A new study found that walking approximately 8000 steps a day vs 4000 steps can reduce all-cause mortality by 51%.
Higher daily step counts were found to be associated with lower risk of all-cause mortality, according to a new study published in JAMA.
Researchers from the National Cancer Institute (NCI), the National Institute on Aging, and the Centers for Disease Control and Prevention (CDC), also found that the number of daily steps, not intensity of stepping, had a strong association with mortality.
“While we knew physical activity is good for you, we didn’t know how many steps per day you need to take to lower your mortality risk or whether stepping at a higher intensity makes a difference,” said first author Pedro Saint-Maurice, PhD, NCI Division of Cancer Epidemiology and Genetics, in a CDC press release. “We wanted to investigate this question to provide new insights that could help people better understand the health implications of the step counts they get from fitness trackers and phone apps.”
Using data from the National Health and Nutrition Examination Survey, researchers tracked approximately 4800 US adults aged ≥40 years who wore accelerometers for up to 7 days between 2003 and 2006.
Participants were followed for mortality until 2015 via the National Death Index. Associations between death, step number, and intensity were calculated after researchers adjusted for demographic and behavioral risk factors, body mass index, and health status at the start of the study.
Results showed that taking 8000 steps/day was associated with a 51% lower risk for all-cause mortality vs walking 4000 steps/day. Taking 12000 steps/day was associated with a 65% reduced risk vs 4000 daily steps.
In analyses of subgroups, higher step counts were associated with lower all-cause mortality rates among men and women; among younger and older adults; and among white, black, and Mexican-American adults. Secondary outcomes showed higher daily step counts were associated with lower rates of death from cardiovascular disease and cancer.
To the researchers’ surprise, there was no association seen between step intensity and mortality risk after accounting for the total number of daily steps.
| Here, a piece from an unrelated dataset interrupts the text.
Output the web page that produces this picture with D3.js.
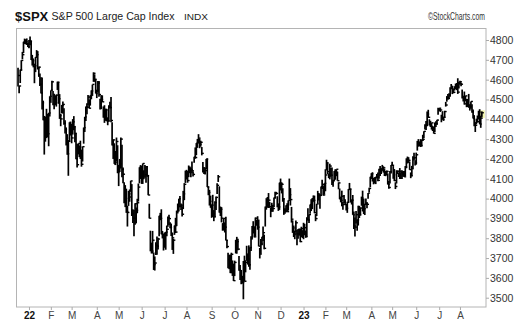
<!DOCTYPE html>
<html><head><meta charset="utf-8">
<script src="https://cdn.jsdelivr.net/npm/d3@7"></script>
<style>
html,body{margin:0;padding:0;background:#fff;}
svg{display:block;font-family:"Liberation Sans",Arial,sans-serif;}
</style></head>
<body><svg id="c" width="525" height="327"></svg>
<script>
// Daily S&P 500 bars, 17 Dec 2021 .. 28 Aug 2023 (trading-day index)
const highs = [
 4660,4569,4651,4698,4740,4791,4807,4804,4808,4787,
 4800,4818,4797,4725,4707,4673,4714,4749,4744,4666,4631,4612,4611,4494,4417,4411,4453,4428,4432,4516,
 4546,4595,4543,4529,4521,4525,4590,4589,4527,4427,4472,4490,4456,4395,4359,4325,4295,4385,4382,
 4375,4401,4416,4362,4327,4276,4277,4268,4292,4247,4263,4358,4412,4465,4481,4522,4500,4521,4546,4575,4637,4627,4603,
 4549,4593,4593,4504,4522,4521,4465,4471,4454,4453,4410,4471,4489,4512,4385,4299,4279,4240,4308,4269,
 4170,4200,4308,4271,4157,4082,4068,4050,3964,4039,4046,4090,4073,3946,3943,3976,3955,3999,4076,4158,4169,
 4166,4177,4143,4169,4165,4164,4119,3974,3838,3778,3837,3728,3708,3780,3809,3802,3913,3928,3946,3837,3818,
 3829,3832,3864,3910,3919,3880,3874,3829,3797,3864,3903,3939,3975,3999,4013,3975,3961,4039,4078,4141,
 4145,4140,4167,4162,4151,4187,4137,4211,4258,4280,4301,4325,4302,4292,4260,4185,4159,4157,4200,4203,4062,4044,4015,
 3971,4019,3942,3987,4010,4077,4119,4062,3960,3957,3876,3901,3880,3908,3791,3727,3716,3718,3727,3688,3672,
 3687,3791,3807,3797,3710,3665,3640,3610,3685,3712,3689,3762,3720,3764,3755,3810,3862,3886,3860,3905,3893,
 3911,3894,3751,3796,3807,3859,3818,3960,4002,4008,4028,3983,3955,3979,3962,4005,4034,4034,4012,3976,4080,
 4101,4080,4052,4001,3951,3966,3977,3991,4101,4053,3958,3890,3864,3838,3889,3841,3846,3846,3849,3858,3840,
 3878,3873,3839,3906,3951,3920,3970,3997,4003,4016,4015,3922,3973,4039,4028,4019,4061,4095,4063,4077,
 4148,4196,4183,4127,4176,4156,4157,4095,4139,4148,4148,4136,4082,4051,4010,4040,3983,4018,3997,
 3972,3984,4048,4079,4050,3996,4018,3935,3905,3937,3894,3964,3958,3956,4010,4040,4000,3974,4000,3980,4028,4055,4110,
 4128,4133,4100,4108,4110,4124,4132,4150,4164,4152,4170,4163,4149,4139,4142,4127,4089,4139,4170,
 4186,4164,4149,4082,4143,4142,4131,4154,4133,4143,4139,4135,4164,4203,4212,4209,4187,4132,4165,4213,4231,4193,
 4232,4291,4300,4288,4300,4298,4322,4340,4375,4391,4439,4448,4400,4387,4383,4366,4363,4384,4390,4398,4458,
 4456,4454,4423,4441,4412,4443,4488,4517,4528,4532,4562,4578,4565,4556,4567,4580,4583,4607,4590,4594,
 4584,4550,4519,4540,4519,4503,4502,4528,4476,4490,4476,4450,4421,4386,4402,4419,4443,4451,4418,4440
];
const lows = [
 4565,4531,4583,4645,4703,4734,4780,4778,4775,4765,
 4758,4774,4699,4671,4662,4582,4638,4711,4651,4614,4568,4530,4450,4395,4222,4287,4305,4309,4264,4414,
 4483,4544,4471,4451,4471,4464,4548,4478,4402,4365,4430,4429,4373,4328,4268,4221,4115,4287,4318,
 4279,4323,4345,4284,4199,4157,4223,4209,4200,4161,4187,4277,4336,4392,4425,4469,4455,4469,4501,4518,4589,4589,4530,
 4507,4535,4514,4450,4451,4487,4408,4382,4393,4390,4370,4388,4455,4385,4268,4200,4175,4169,4189,4128,
 4063,4134,4153,4107,4077,3976,3957,3928,3859,3963,3984,4034,3912,3877,3810,3868,3875,3926,3985,4077,4099,
 4074,4074,4098,4110,4080,4110,4017,3900,3734,3723,3723,3640,3637,3715,3717,3743,3810,3891,3820,3799,3738,
 3752,3742,3810,3858,3867,3850,3811,3741,3721,3817,3826,3861,3925,3935,3956,3943,3910,3947,3992,4079,
 4096,4080,4108,4128,4107,4128,4112,4181,4201,4219,4256,4278,4254,4262,4218,4132,4124,4121,4148,4058,4017,3965,3954,
 3903,3907,3886,3906,3942,4023,4084,3929,3912,3880,3838,3839,3829,3789,3749,3648,3644,3624,3623,3610,3584,
 3609,3723,3722,3739,3636,3589,3568,3571,3492,3581,3628,3686,3667,3656,3641,3735,3800,3824,3804,3809,3863,
 3843,3759,3698,3722,3764,3786,3744,3859,3944,3956,3953,3954,3906,3933,3933,3957,4001,4020,3956,3938,3943,
 4041,4026,3984,3918,3923,3936,3933,3939,3994,3965,3879,3827,3806,3795,3828,3765,3798,3813,3780,3806,3801,
 3795,3815,3802,3809,3890,3877,3924,3937,3947,3984,3926,3886,3912,3974,3990,3949,4013,4048,4015,4020,
 4037,4142,4123,4103,4097,4111,4069,4060,4092,4095,4113,4090,4047,3997,3981,3961,3944,3976,3968,
 3940,3928,3982,4044,3980,3970,3918,3847,3809,3874,3838,3864,3902,3917,3964,3936,3922,3917,3970,3951,3999,4033,4057,
 4099,4086,4072,4076,4073,4103,4087,4100,4114,4124,4140,4131,4114,4113,4117,4071,4049,4076,4127,
 4164,4100,4088,4048,4076,4124,4109,4099,4099,4099,4110,4109,4114,4153,4177,4180,4145,4103,4113,4154,4192,4167,
 4171,4242,4262,4264,4260,4262,4292,4305,4349,4346,4365,4407,4368,4361,4348,4341,4328,4336,4361,4372,4423,
 4442,4437,4385,4398,4392,4408,4464,4489,4499,4504,4514,4557,4527,4532,4545,4553,4547,4528,4555,4574,
 4567,4505,4490,4474,4491,4461,4462,4458,4444,4453,4433,4404,4365,4336,4375,4383,4401,4375,4357,4412
];
const closes = [
 4621,4568,4649,4697,4726,4791,4786,4793,4779,4766,
 4797,4794,4701,4696,4677,4670,4713,4726,4659,4663,4577,4533,4483,4398,4410,4356,4350,4327,4432,4516,
 4547,4589,4477,4501,4484,4522,4587,4504,4419,4402,4471,4475,4380,4349,4305,4226,4289,4385,4374,
 4306,4387,4363,4329,4201,4171,4278,4260,4204,4173,4262,4358,4412,4463,4461,4512,4456,4520,4543,4576,4632,4602,4530,
 4546,4583,4525,4481,4500,4488,4413,4397,4447,4393,4392,4462,4459,4394,4272,4296,4175,4184,4288,4132,
 4155,4175,4300,4147,4123,3991,4001,3935,3930,4024,4008,4089,3924,3901,3901,3974,3941,3979,4058,4158,4132,
 4101,4177,4109,4121,4161,4116,4018,3901,3750,3735,3790,3667,3675,3765,3760,3796,3912,3900,3822,3819,3785,
 3825,3831,3845,3903,3899,3854,3819,3802,3790,3863,3831,3937,3960,3999,3962,3967,3921,4024,4072,4130,
 4119,4091,4155,4152,4145,4140,4122,4210,4207,4280,4297,4305,4274,4284,4228,4138,4129,4141,4199,4058,4031,3986,3955,
 3967,3924,3908,3980,4006,4067,4110,3933,3946,3901,3873,3900,3856,3790,3758,3693,3655,3647,3719,3640,3586,
 3678,3791,3783,3745,3640,3612,3589,3577,3670,3583,3678,3720,3695,3666,3753,3797,3859,3831,3807,3901,3872,
 3856,3760,3720,3771,3807,3828,3749,3956,3993,3957,3992,3959,3947,3965,3950,4004,4027,4026,3964,3958,4080,
 4077,4072,3999,3941,3934,3964,3934,3991,4020,3995,3896,3852,3818,3822,3878,3822,3845,3829,3783,3849,3840,
 3824,3853,3808,3895,3892,3919,3970,3983,3999,3991,3929,3899,3973,4020,4017,4016,4060,4071,4018,4077,
 4119,4180,4136,4111,4164,4118,4082,4090,4137,4136,4148,4090,4079,3997,3991,4012,3970,3982,3970,
 3951,3981,4046,4048,3986,3992,3918,3862,3856,3919,3892,3960,3917,3952,4003,3937,3949,3971,3978,3971,4028,4051,4109,
 4125,4101,4090,4105,4109,4109,4092,4146,4138,4151,4155,4155,4130,4134,4137,4072,4056,4135,4169,
 4168,4120,4091,4061,4136,4138,4119,4138,4131,4124,4136,4110,4159,4198,4192,4193,4146,4115,4151,4205,4206,4180,
 4221,4282,4274,4284,4268,4294,4299,4339,4369,4373,4426,4410,4389,4366,4382,4348,4329,4378,4377,4396,4450,
 4456,4447,4412,4399,4410,4439,4472,4510,4505,4523,4555,4566,4535,4536,4555,4567,4567,4537,4582,4589,
 4577,4513,4502,4478,4518,4499,4468,4469,4464,4490,4438,4404,4370,4370,4400,4388,4436,4376,4406,4433
];
// first trading day of each month (index into the arrays above) and its label
const monthStartIndex = [10,30,49,72,92,113,134,154,177,198,219,240,261,281,300,323,342,364,385,404];
const monthLabels = ["22","F","M","A","M","J","J","A","S","O","N","D","23","F","M","A","M","J","J","A"];
const yTicks = [3500,3600,3700,3800,3900,4000,4100,4200,4300,4400,4500,4600,4700,4800];

const svg = d3.select("#c");
const L = 16.5, R = 486, T = 28.5, B = 307;
const x = d3.scaleLinear().domain([-1.4, 427.8]).range([L, R]);
const y = d3.scaleLinear().domain([3500, 4800]).range([297.7, 40]);

// frame
svg.append("rect").attr("x", L).attr("y", T).attr("width", R - L).attr("height", B - T)
  .attr("fill", "none").attr("stroke", "#b4b4b4").attr("stroke-width", 1);

// title
const tt = svg.append("text").attr("x", 15).attr("y", 20.5).attr("fill", "#111");
tt.append("tspan").attr("font-weight", "bold").attr("font-size", 13).text("$SPX");
svg.append("text").attr("x", 51.5).attr("y", 20).attr("font-size", 10.5).attr("fill", "#222")
  .attr("textLength", 123).attr("lengthAdjust", "spacingAndGlyphs").text("S&P 500 Large Cap Index");
svg.append("text").attr("x", 184).attr("y", 20).attr("font-size", 9).attr("fill", "#222")
  .attr("textLength", 24).attr("lengthAdjust", "spacingAndGlyphs").text("INDX");
svg.append("text").attr("x", 428).attr("y", 20).attr("font-size", 10.5).attr("fill", "#333")
  .attr("textLength", 57).attr("lengthAdjust", "spacingAndGlyphs").text("©StockCharts.com");

// right axis
const yAxis = d3.axisRight(y).tickValues(yTicks).tickSize(3).tickPadding(1).tickFormat(d3.format("d"));
const ga = svg.append("g").attr("transform", `translate(${R},0)`).call(yAxis);
ga.select(".domain").remove();
ga.selectAll("line").attr("stroke", "#aaa");
ga.selectAll("text").attr("font-size", 10.5).attr("fill", "#333").attr("font-family", "Liberation Sans, Arial, sans-serif");

// bottom axis
const xAxis = d3.axisBottom(x).tickValues(monthStartIndex).tickSize(3).tickPadding(2)
  .tickFormat((d, i) => monthLabels[i]);
const gx = svg.append("g").attr("transform", `translate(0,${B})`).call(xAxis);
gx.select(".domain").remove();
gx.selectAll("line").attr("stroke", "#aaa");
gx.selectAll("text").attr("font-size", 10)
  .attr("font-family", "Liberation Sans, Arial, sans-serif")
  .attr("font-weight", (d, i) => (monthLabels[i] === "22" || monthLabels[i] === "23") ? "bold" : "normal")
  .attr("fill", (d, i) => (monthLabels[i] === "22" || monthLabels[i] === "23") ? "#111" : "#444");

// last-bar highlight
const last = closes.length - 1;
svg.append("rect").attr("x", x(last) - 2).attr("y", y(highs[last]) - 1)
  .attr("width", 5).attr("height", y(lows[last]) - y(highs[last]) + 2).attr("fill", "#f4f7b0");

// OHLC-style bars (high-low line + close tick)
const idx = d3.range(closes.length);
const gb = svg.append("g").attr("stroke", "#000");
gb.selectAll("line.hl").data(idx).join("line").attr("class", "hl")
  .attr("x1", i => x(i)).attr("x2", i => x(i))
  .attr("y1", i => y(highs[i])).attr("y2", i => y(lows[i]))
  .attr("stroke-width", 1.7);
gb.selectAll("line.cl").data(idx).join("line").attr("class", "cl")
  .attr("x1", i => x(i)).attr("x2", i => x(i) + 2)
  .attr("y1", i => y(closes[i])).attr("y2", i => y(closes[i]))
  .attr("stroke-width", 1.4);
</script></body></html>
They noted that future studies are warranted to further examine this relationship.
Even though researchers controlled for factors that could have affected the results, the study was observational and, therefore, cannot prove causality.
The results do provide more evidence that patients should continue to keep active, especially during the current coronavirus pandemic that has forced a large portion of the population to stay indoors for the foreseeable future.